WalkingLab’s Mindy Blaise & Catherine Hamm:
Our project is an experimental, multisensory, multispecies ethnography with early childhood teachers, young children, and a place called Cruikshank Park, located in Australia. Prior to dispossession, Cruikshank Park was part of the traditional lands of the Marin Balluk Clan, who make up the Woi Wurrung language group of the Wurrundjeri people of the Kulin Nation.
Each week we go ‘out-and-about’ with a group of young children and their teachers to a place we have named, the Bark Studio, located beside Stony Creek. The Bark Studio is a place where we invite teachers to think with bark. We initiated this project because we are interested in working with teachers to challenge representational and rational logic that works hard to tame, simplify, and control children’s learning. In particular we are working with teachers to experiment with a counter logic that opens up possibilities, rather than closing learning down. One of the ways that we have engaged teachers to begin thinking with a counter logic is by decentring the child.

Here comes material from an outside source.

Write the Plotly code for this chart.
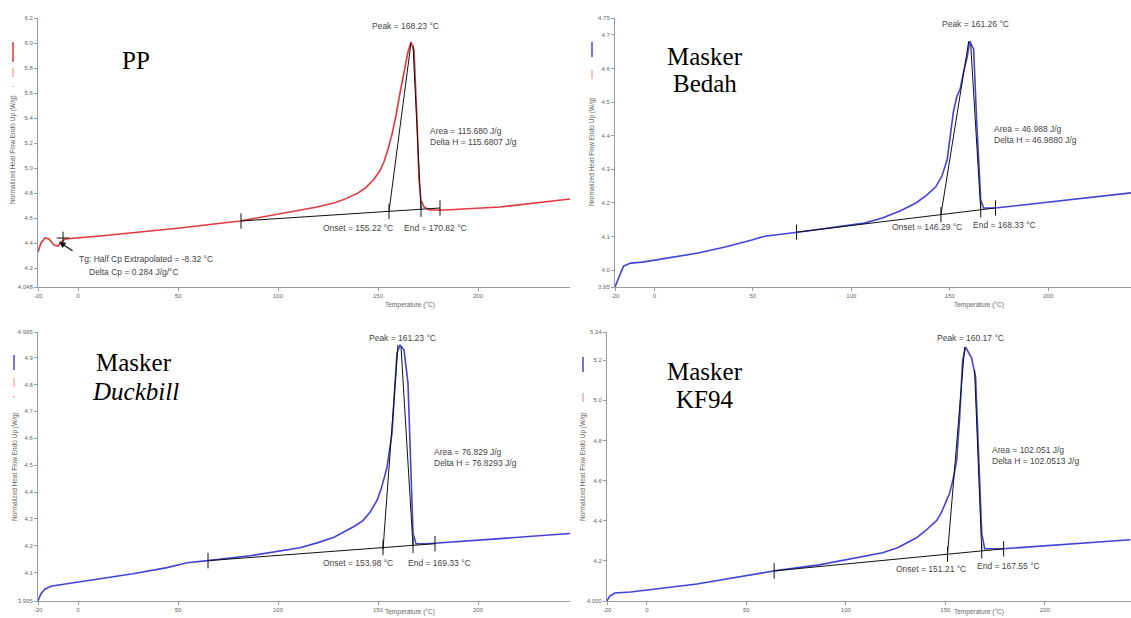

We are encouraging teachers to move away from a child centred pedagogy that always focuses on a child and her interests and instead to consider the more-than-human.
Working with ideas from a wide range of disciplinary fields, including anthropology, biology, ethology, feminism, human geography, science and technology studies, and the environmental humanities, we are considering ways to challenge human exceptionalism, or the notion that humans, our desires and plans might not be the only thing in the world. We are working with teachers to consider, “what happens when bark becomes the focus?”